Il responsabile della Commissione etiope per i diritti umani, Daniel Bekele, che sta cercando di renderla indipendente da ogni influenza politica, anche lavorando a contatto con gli organismi dell’Onu, ha denunciato uccisioni di civili da parte di tutti i gruppi etnici, attirandosi attacchi da ogni fronte.
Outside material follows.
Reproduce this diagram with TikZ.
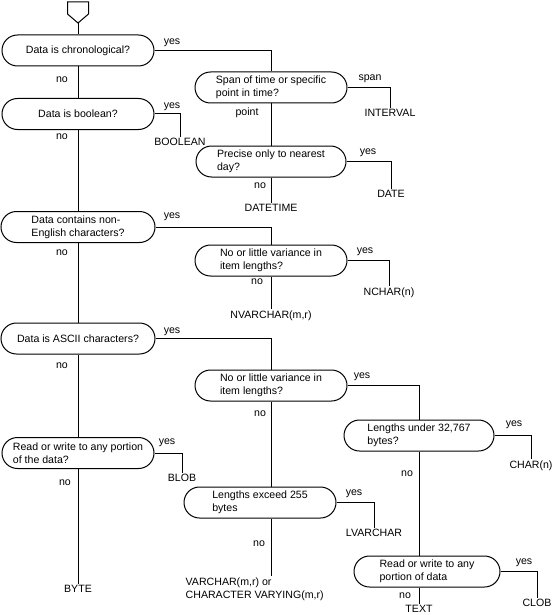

Tra le stragi denunciate, il massacro avvenuto ad Axum alla fine di novembre, presso la chiesa di Nostra Signora di Zion, la più importante della città, dove gli etiopi ritengono sia conservata l’Arca dell’alleanza.
Nel Tigray, oltre a importanti e celebri monumenti come le stele di Axum, ha un enorme patrimonio artistico e culturale fatto di chiese e monasteri diffusi nelle campagne e nelle zone montuose, con pitture, libri manoscritti, tradizioni orali: tutto questo è messo in pericolo. Lo studioso tigrino Mehari Taddele Maru in febbraio ha fatto un appello al governo italiano perché intervenga a difesa del patrimonio artistico della regione. Non è l’unico a lanciare l’allarme: sono stati denunciati danni a chiese ad Adigrat, al celebre monastero di Debre Damo (XIV secolo) e alla moschea di Negash, presso Wukro (VII secolo), tra le più antiche dell’Africa. (f.p.)